Cases—Good Faith—No good faith duty to allow collateral to be re-leased

New_york_flag_3 A finance company had no good faith duty to give its consent to re-leasing of aircraft by a financially troubled lessor, because the financing document put no restrictions on its ability to withhold consent, according to a federal court in Minnesota, applying New York law.

With extremely bad timing, Ameriquest Holdings got into the plane leasing business in 2000, getting financing from U.S. Bancorp.  Following the collapse of the airline industry after September 11, 2001, its leased aircraft were returned to it and it was unable to re-lease them domestically.  USB, insisting it only did business in the U.S., refused permission to lease the planes to other countries, including Pakistan, Nigeria, and Indonesia.  Ameriquest ultimately went bust, and USB repossessed the planes and sold them into the depressed market for a pittance.

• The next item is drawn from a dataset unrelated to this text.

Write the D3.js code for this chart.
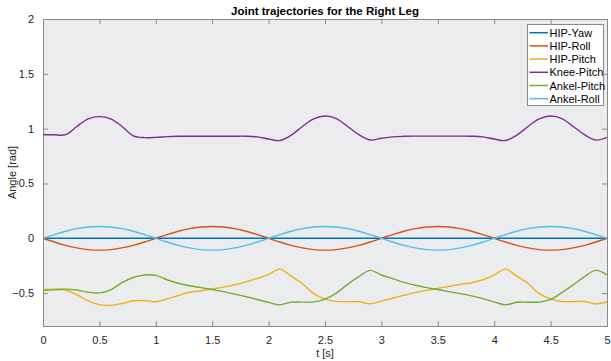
<!DOCTYPE html>
<html>
<head>
<meta charset="utf-8">
<script src="https://cdn.jsdelivr.net/npm/d3@7"></script>
<style>
  body { margin: 0; background: #fff; }
  text { font-family: "Liberation Sans", Arial, sans-serif; }
</style>
</head>
<body>
<div id="chart"></div>
<script>
// time samples [s]
const tValues = [0.0,0.1,0.2,0.3,0.4,0.5,0.6,0.7,0.8,0.9,1.0,1.1,1.2,1.3,1.4,1.5,1.6,1.7,1.8,1.9,
  2.0,2.1,2.2,2.3,2.4,2.5,2.6,2.7,2.8,2.9,3.0,3.1,3.2,3.3,3.4,3.5,3.6,3.7,3.8,3.9,
  4.0,4.1,4.2,4.3,4.4,4.5,4.6,4.7,4.8,4.9,5.0];

const hipYaw = [0,0,0,0,0,0,0,0,0,0,0,0,0,0,0,0,0,0,0,0,0,0,0,0,0,0,0,0,0,0,0,0,0,0,0,0,0,0,0,0,0,0,0,0,0,0,0,0,0,0,0];

const hipRoll = [0,-0.034,-0.064,-0.088,-0.103,-0.108,-0.103,-0.088,-0.064,-0.034,
  0,0.034,0.064,0.088,0.103,0.108,0.103,0.088,0.064,0.034,
  0,-0.034,-0.064,-0.088,-0.103,-0.108,-0.103,-0.088,-0.064,-0.034,
  0,0.034,0.064,0.088,0.103,0.108,0.103,0.088,0.064,0.034,
  0,-0.034,-0.064,-0.088,-0.103,-0.108,-0.103,-0.088,-0.064,-0.034,0];

const hipPitch = [-0.464,-0.464,-0.472,-0.515,-0.570,-0.605,-0.612,-0.595,-0.570,-0.568,
  -0.579,-0.553,-0.522,-0.492,-0.478,-0.462,-0.445,-0.424,-0.398,-0.366,
  -0.330,-0.281,-0.345,-0.415,-0.505,-0.555,-0.575,-0.578,-0.578,-0.598,
  -0.573,-0.547,-0.520,-0.495,-0.475,-0.457,-0.438,-0.420,-0.405,-0.378,
  -0.335,-0.281,-0.345,-0.412,-0.505,-0.552,-0.576,-0.577,-0.577,-0.598,-0.579];

const kneePitch = [0.947,0.944,0.945,1.020,1.090,1.110,1.090,1.020,0.935,0.918,
  0.920,0.927,0.930,0.931,0.931,0.931,0.931,0.931,0.931,0.925,
  0.905,0.892,0.940,1.020,1.090,1.115,1.092,1.020,0.945,0.896,
  0.912,0.925,0.930,0.932,0.932,0.932,0.932,0.932,0.931,0.925,
  0.905,0.892,0.940,1.020,1.090,1.115,1.092,1.020,0.945,0.896,0.920];

const ankelPitch = [-0.476,-0.470,-0.464,-0.472,-0.492,-0.498,-0.470,-0.405,-0.358,-0.335,
  -0.338,-0.378,-0.410,-0.433,-0.450,-0.467,-0.487,-0.509,-0.533,-0.558,
  -0.585,-0.607,-0.582,-0.582,-0.580,-0.555,-0.500,-0.420,-0.350,-0.293,
  -0.335,-0.368,-0.402,-0.428,-0.450,-0.467,-0.486,-0.505,-0.525,-0.550,
  -0.580,-0.607,-0.583,-0.583,-0.582,-0.558,-0.495,-0.425,-0.350,-0.293,-0.333];

const ankelRoll = [0,0.034,0.064,0.088,0.103,0.108,0.103,0.088,0.064,0.034,
  0,-0.034,-0.064,-0.088,-0.103,-0.108,-0.103,-0.088,-0.064,-0.034,
  0,0.034,0.064,0.088,0.103,0.108,0.103,0.088,0.064,0.034,
  0,-0.034,-0.064,-0.088,-0.103,-0.108,-0.103,-0.088,-0.064,-0.034,
  0,0.034,0.064,0.088,0.103,0.108,0.103,0.088,0.064,0.034,0];

const seriesNames = ["HIP-Yaw","HIP-Roll","HIP-Pitch","Knee-Pitch","Ankel-Pitch","Ankel-Roll"];
const seriesValues = [hipYaw, hipRoll, hipPitch, kneePitch, ankelPitch, ankelRoll];
const seriesColors = ["#0072BD","#D95319","#EDB120","#7E2F8E","#77AC30","#4DBEEE"];

const xTicks = [0,0.5,1,1.5,2,2.5,3,3.5,4,4.5,5];
const yTicks = [-0.5,0,0.5,1,1.5,2];

const W = 611, H = 361;
const margin = {top: 19, right: 4, bottom: 35, left: 43};
const width = W - margin.left - margin.right;
const height = H - margin.top - margin.bottom;

const svg = d3.select("#chart").append("svg")
    .attr("width", W).attr("height", H);

const g = svg.append("g")
    .attr("transform", "translate(" + margin.left + "," + margin.top + ")");

const x = d3.scaleLinear().domain([0, 5]).range([0, width]);
const y = d3.scaleLinear().domain([-0.8, 2]).range([height, 0]);

// axes background
g.append("rect")
    .attr("width", width).attr("height", height)
    .attr("fill", "#ebecee");

// ticks (inside, on all four sides like matlab box on)
const tickLen = 5;
const axCol = "#262626";

const xb = g.append("g").attr("transform", "translate(0," + height + ")")
    .call(d3.axisBottom(x).tickValues(xTicks).tickSize(-tickLen).tickPadding(10).tickFormat(d3.format("~g")));
const xt = g.append("g")
    .call(d3.axisTop(x).tickValues(xTicks).tickSize(-tickLen).tickFormat(""));
const yl = g.append("g")
    .call(d3.axisLeft(y).tickValues(yTicks).tickSize(-tickLen).tickPadding(9).tickFormat(d3.format("~g")));
const yr = g.append("g").attr("transform", "translate(" + width + ",0)")
    .call(d3.axisRight(y).tickValues(yTicks).tickSize(-tickLen).tickFormat(""));

[xb, xt, yl, yr].forEach(function(a){
    a.select(".domain").attr("stroke", "#8a8a8a").attr("stroke-width", 1);
    a.selectAll(".tick line").attr("stroke", "#8a8a8a");
    a.selectAll(".tick text")
        .attr("fill", axCol)
        .style("font-size", "11px");
});

// lines
const line = d3.line()
    .x(function(d, i){ return x(tValues[i]); })
    .y(function(d){ return y(d); })
    .curve(d3.curveCatmullRom.alpha(0.5));

const plot = g.append("g");
seriesValues.forEach(function(vals, k){
    plot.append("path")
        .datum(vals)
        .attr("fill", "none")
        .attr("stroke", seriesColors[k])
        .attr("stroke-width", 1.4)
        .attr("d", line);
});

// title and labels
svg.append("text")
    .attr("x", margin.left + width / 2).attr("y", 15)
    .attr("text-anchor", "middle")
    .style("font-size", "11.5px").style("font-weight", "bold")
    .attr("fill", "#000")
    .text("Joint trajectories for the Right Leg");

svg.append("text")
    .attr("x", margin.left + width / 2).attr("y", 357)
    .attr("text-anchor", "middle")
    .style("font-size", "11px")
    .attr("fill", axCol)
    .text("t [s]");

svg.append("text")
    .attr("transform", "translate(16," + (margin.top + height / 2) + ") rotate(-90)")
    .attr("text-anchor", "middle")
    .style("font-size", "11px")
    .attr("fill", axCol)
    .text("Angle [rad]");

// legend
const legX = 527, legY = 24, legW = 76, rowH = 13.2;
const leg = svg.append("g");
leg.append("rect")
    .attr("x", legX + 0.5).attr("y", legY + 0.5)
    .attr("width", legW).attr("height", 81)
    .attr("fill", "#fff").attr("stroke", "#8a8a8a");

seriesNames.forEach(function(name, k){
    const cy = legY + 8.7 + k * rowH;
    leg.append("line")
        .attr("x1", legX + 2.5).attr("x2", legX + 21)
        .attr("y1", cy).attr("y2", cy)
        .attr("stroke", seriesColors[k]).attr("stroke-width", 1.5);
    leg.append("text")
        .attr("x", legX + 22.5).attr("y", cy + 4)
        .style("font-size", "11px")
        .attr("fill", "#000")
        .text(name);
});
</script>
</body>
</html>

Ameriquest argued that USB had a good faith duty to agree to the lease, but District Judge Ann D. Montgomery disagreed. USB had reserved the right to consent in the agreements, and there was no provision (such as the standard “not to be unreasonably withheld”) that would limit its discretion. Even if USB were unreasonable, Ameriquest had no complaint.

In the course of the opinion, Judge Montgomery also disposed of claims that USB’s sale of the planes was commercially unreasonable, and that the 9/11 events made the contract impossible to perform or frustrated its purpose.  U.S. Bancorp Equip. Fin., Inc. v. Ameriquest Holdings, LLC, 2004 U.S. Dist. LEXIS 24709 (D. Minn. Dec. 7, 2004).